基於單平行四邊形遠端運動中心與後驅器械侵入機構之眼科手術機器人

Abstract

隨著機器人輔助型微創手術對於更高精準度和效率的要求，在機器人結構和降低相關誤差方面需要有更多的突破。傳統上機器人驅動手術器械的推入與拉出是透過安裝一線性馬達在機器手臂的末端來達成。然而，這樣的做法會對機器人末端產生額外重量和力矩，並增加手術器械因振動產生誤差的可能。為了減輕這個問題，我們設計並建造了一台能夠從機器人基底驅動手術器械的推入與拉出運動的平行四邊形類機器人。並將有關的重要設計參數進行組裝誤差的最小化，以提升機器人的精準度。並透過模擬的方式驗證從基座端驅動手術器械的推入與拉出和在末端驅動之間的差別與進步，結果顯示出從基座端驅動對於機器人的精準度有顯著的進步。我們將建造出來的機器人進行相關的實驗，包括精準度和重現性的量測，並證實該機器人在機器人輔助型微創手術的可行性。

With the increasing demand for high-accuracy maneuvers in robot-assisted Minimal Invasive Surgery (MIS), both the kinematic structure and the assembly errors of the microsurgical robot need to be improved. Traditionally, the insertion and retraction motion of the surgical tool is driven by a linear actuator mounted on the end-effector. However, this causes additional mass, inertia, and vibration. To mitigate this problem, a novel microsurgical robot with back-drivable instrument translation is developed. Parameter optimization that considers the assembly errors of the double-parallelogram RCM mechanism is performed in the robot design.
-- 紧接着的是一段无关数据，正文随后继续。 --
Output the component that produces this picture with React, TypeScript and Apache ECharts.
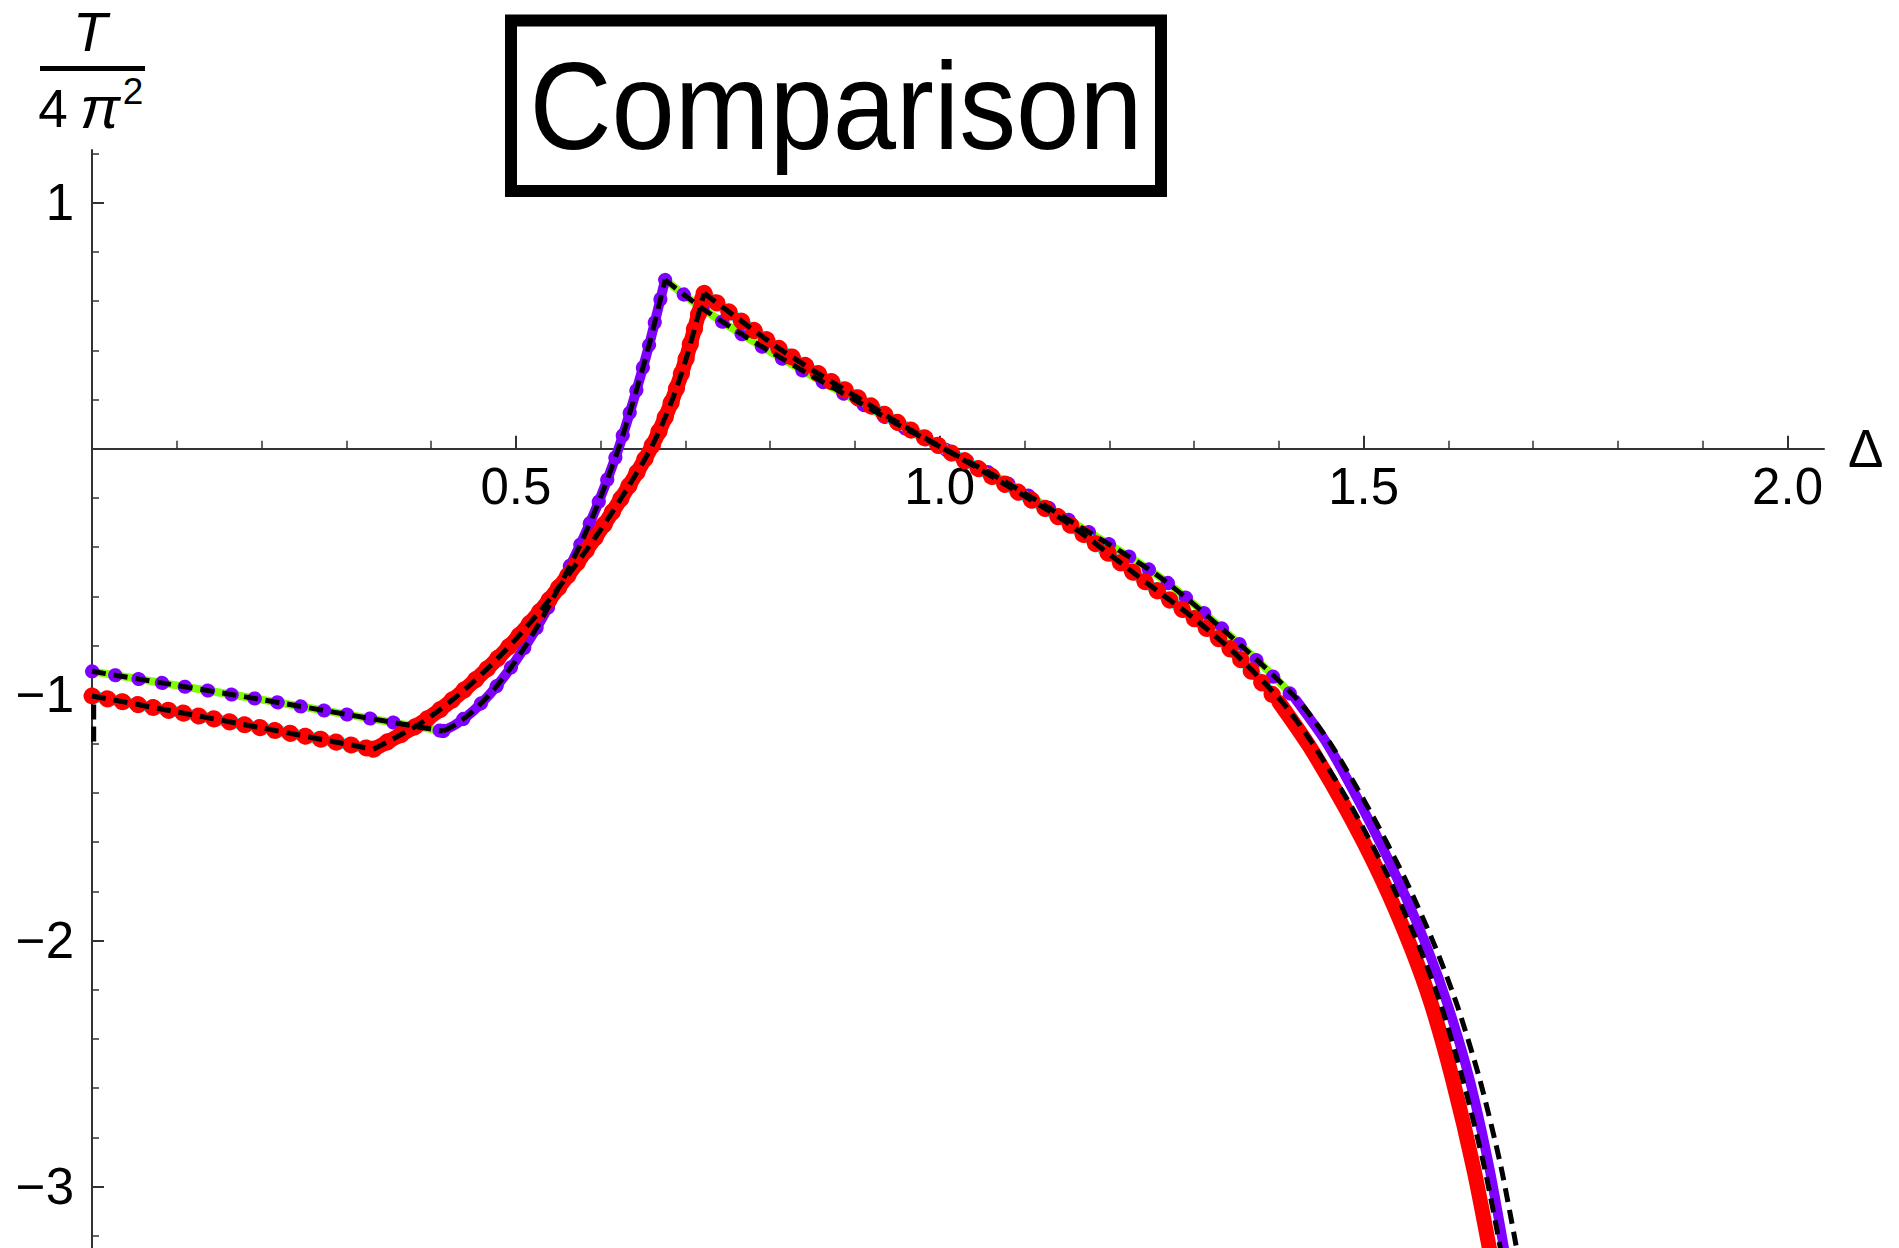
import React, { useEffect, useRef } from "react";
import * as echarts from "echarts";

// ---- tick labels ----
const xMajorTicks = [0.5, 1.0, 1.5, 2.0];
const yMajorTicks = [-3, -2, -1, 0, 1];
const yLabelTicks = [-3, -2, -1, 1];

// ---- axis ranges ----
const X_MIN = 0;
const X_MAX = 2.043;
const Y_MIN = -3.25;
const Y_MAX = 1.215;

// ---- upper curve (violet points / green line) ----
const upperFlat: number[][] = [
  [0, -0.905], [0.1, -0.962], [0.2, -1.02], [0.3, -1.08], [0.414, -1.148],
];
const upperRise: number[][] = [
  [0.414, -1.148], [0.43, -1.119], [0.45, -1.065], [0.47, -0.995], [0.49, -0.909],
  [0.51, -0.809], [0.53, -0.695], [0.557, -0.522], [0.577, -0.382], [0.597, -0.222],
  [0.62, -0.01], [0.638, 0.189], [0.657, 0.42], [0.676, 0.687],
];
const upperFall: number[][] = [
  [0.676, 0.687], [0.717, 0.578], [0.764, 0.471], [0.8, 0.395], [0.85, 0.295],
  [0.9, 0.198], [0.95, 0.1], [1.005, 0], [1.07, -0.12], [1.15, -0.285],
  [1.259, -0.52], [1.357, -0.805], [1.42, -1.02], [1.457, -1.2], [1.5, -1.47],
  [1.54, -1.75], [1.575, -2.03], [1.6, -2.27], [1.625, -2.565], [1.648, -2.92],
  [1.668, -3.3],
];

// ---- lower curve (red points / cyan line) ----
const lowerFlat: number[][] = [
  [0, -1.005], [0.1, -1.07], [0.2, -1.135], [0.332, -1.222],
];
const lowerRise: number[][] = [
  [0.332, -1.222], [0.355, -1.18], [0.384, -1.124], [0.41, -1.062], [0.44, -0.978],
  [0.47, -0.882], [0.5, -0.774], [0.53, -0.654], [0.557, -0.535], [0.582, -0.418],
  [0.607, -0.293], [0.632, -0.158], [0.657, -0.012], [0.672, 0.095], [0.687, 0.222],
  [0.702, 0.38], [0.722, 0.632],
];
const lowerFall: number[][] = [
  [0.722, 0.632], [0.75, 0.56], [0.807, 0.416], [0.85, 0.32], [0.9, 0.215],
  [0.95, 0.108], [1.005, 0], [1.07, -0.13], [1.15, -0.3], [1.244, -0.545],
  [1.3, -0.69], [1.346, -0.825], [1.4, -1.03], [1.436, -1.21], [1.48, -1.47],
  [1.52, -1.74], [1.555, -2.02], [1.58, -2.26], [1.605, -2.565], [1.63, -2.93],
  [1.651, -3.3],
];

// ---- dashed black approximations (where they leave the coloured curves) ----
const black1Start: number[][] = [[0.002, -1.19], [0.002, -1.01]];
const black1Tail: number[][] = [
  [1.404, -1.03], [1.442, -1.21], [1.488, -1.47], [1.529, -1.74], [1.565, -2.02],
  [1.591, -2.26], [1.617, -2.565], [1.643, -2.93], [1.664, -3.3],
];
const black2Tail: number[][] = [
  [1.422, -1.02], [1.461, -1.2], [1.507, -1.47], [1.549, -1.75], [1.585, -2.03],
  [1.611, -2.27], [1.637, -2.565], [1.662, -2.92], [1.683, -3.3],
];

const FONT = "'Liberation Sans', Arial, Helvetica, sans-serif";
const VIOLET = "#8000ff";
const GREEN = "#80ff00";
const RED = "#ff0000";
const CYAN = "#00ffff";

const GRID_TOP = 150;
const GRID_HEIGHT = 1098;
const CHART_H = 1248;

export default function App() {
  const ref = useRef<HTMLDivElement>(null);

  useEffect(() => {
    document.body.style.margin = "0";
    document.body.style.overflow = "hidden";
    const chart = echarts.init(ref.current as HTMLDivElement, null, { renderer: "svg" });

    const upperTail = upperFall.filter((p) => p[1] <= -1.0);
    const lowerTail = lowerFall.filter((p) => p[1] <= -1.0);
    const black2Fall = [...upperFall.filter((p) => p[1] > -1.0), ...black2Tail];
    const black1Fall = [...lowerFall.filter((p) => p[1] > -1.0), ...black1Tail];

    const series: any[] = [];
    const add = (segs: number[][][], lineStyle: any, smooth: number | boolean = 0.25) => {
      segs.forEach((data) => {
        series.push({
          type: "line",
          data,
          symbol: "none",
          showSymbol: false,
          silent: true,
          smooth: data.length > 2 ? smooth : false,
          clip: true,
          lineStyle,
        });
      });
    };

    add([upperFlat, upperRise, upperFall], { color: GREEN, width: 8 });
    add([upperFlat, upperRise, upperFall.filter((p) => p[1] > -1.1)], { color: VIOLET, width: 14, type: [0.5, 23], cap: "round" });
    add([upperRise, upperTail], { color: VIOLET, width: 10, cap: "round" });
    add([lowerFlat, lowerRise, lowerFall], { color: CYAN, width: 11 });
    add([lowerFlat, lowerRise, lowerFall.filter((p) => p[1] > -1.1)], { color: RED, width: 17, type: [0.5, 15], cap: "round" });
    add([lowerRise, lowerTail], { color: RED, width: 15, cap: "round" });
    add([upperFlat, upperRise, black2Fall], { color: "#000", width: 5, type: [14, 8] });
    add([black1Start], { color: "#000", width: 5, type: [15, 7] }, false);
    add([lowerFlat, lowerRise, black1Fall], { color: "#000", width: 5, type: [14, 8] });

    // pixel row of y = 0 inside the grid: the x axis is shifted there
    const zeroY = GRID_TOP + (GRID_HEIGHT * Y_MAX) / (Y_MAX - Y_MIN);
    const xAxisOffset = -(GRID_TOP + GRID_HEIGHT - zeroY);

    const axisColor = "#333";
    const option: any = {
      animation: false,
      backgroundColor: "#fff",
      grid: {
        left: 92,
        top: GRID_TOP,
        width: 1732,
        height: GRID_HEIGHT,
        containLabel: false,
        outerBoundsMode: "none",
      },
      xAxis: {
        type: "value",
        min: X_MIN,
        max: X_MAX,
        position: "bottom",
        offset: xAxisOffset,
        axisLine: { show: true, onZero: false, lineStyle: { color: axisColor, width: 2 } },
        axisTick: { show: true, inside: true, length: 13, customValues: xMajorTicks, lineStyle: { color: axisColor, width: 2 } },
        minorTick: { show: true, splitNumber: 5, length: 8, lineStyle: { color: axisColor, width: 1.5 } },
        axisLabel: {
          show: true,
          customValues: xMajorTicks,
          formatter: (v: number) => v.toFixed(1),
          fontSize: 51,
          fontFamily: FONT,
          color: "#000",
          margin: 12,
        },
        splitLine: { show: false },
        minorSplitLine: { show: false },
        name: "Δ",
        nameLocation: "end",
        nameGap: 24,
        nameTextStyle: { fontSize: 53, fontFamily: FONT, color: "#000" },
      },
      yAxis: {
        type: "value",
        min: Y_MIN,
        max: Y_MAX,
        position: "left",
        axisLine: { show: true, onZero: false, lineStyle: { color: axisColor, width: 2 } },
        axisTick: { show: true, inside: true, length: 12, customValues: yMajorTicks, lineStyle: { color: axisColor, width: 2 } },
        minorTick: { show: true, splitNumber: 5, length: 7, lineStyle: { color: axisColor, width: 1.5 } },
        axisLabel: {
          show: true,
          customValues: yLabelTicks,
          formatter: (v: number) => (v < 0 ? "\u2212" + Math.abs(v) : String(v)),
          fontSize: 51,
          fontFamily: FONT,
          color: "#000",
          margin: 18,
        },
        splitLine: { show: false },
        minorSplitLine: { show: false },
      },
      graphic: [
        {
          type: "rect",
          z: 100,
          shape: { x: 511, y: 20.5, width: 650, height: 170.5 },
          style: { fill: "#fff", stroke: "#000", lineWidth: 12 },
        },
        {
          type: "text",
          z: 101,
          x: 836,
          y: 106,
          scaleX: 0.91,
          style: { text: "Comparison", fontSize: 125, fontFamily: FONT, fill: "#000", align: "center", verticalAlign: "middle" },
        },
        {
          type: "text",
          z: 101,
          x: 90,
          y: 31,
          style: { text: "T", fontSize: 56, fontStyle: "italic", fontFamily: FONT, fill: "#000", align: "center", verticalAlign: "middle" },
        },
        {
          type: "rect",
          z: 101,
          shape: { x: 40, y: 66, width: 105, height: 5 },
          style: { fill: "#000" },
        },
        {
          type: "text",
          z: 101,
          x: 53,
          y: 108,
          style: { text: "4", fontSize: 53, fontFamily: FONT, fill: "#000", align: "center", verticalAlign: "middle" },
        },
        {
          type: "text",
          z: 101,
          x: 100,
          y: 107,
          style: { text: "π", fontSize: 60, fontStyle: "italic", fontFamily: FONT, fill: "#000", align: "center", verticalAlign: "middle" },
        },
        {
          type: "text",
          z: 101,
          x: 133,
          y: 91,
          style: { text: "2", fontSize: 37, fontFamily: FONT, fill: "#000", align: "center", verticalAlign: "middle" },
        },
      ],
      series,
    };

    chart.setOption(option);
    return () => chart.dispose();
  }, []);

  return <div ref={ref} style={{ width: 1899, height: CHART_H }} />;
}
Simulation of the back-driven insertion translation against the front-driven one is conducted, showing a great improvement. A prototype of the design is fabricated and implemented, which confirms the effectiveness of the proposed new RCM mechanism. A set of experiment is designed and proposed which evaluates the accuracy and precision of the robot.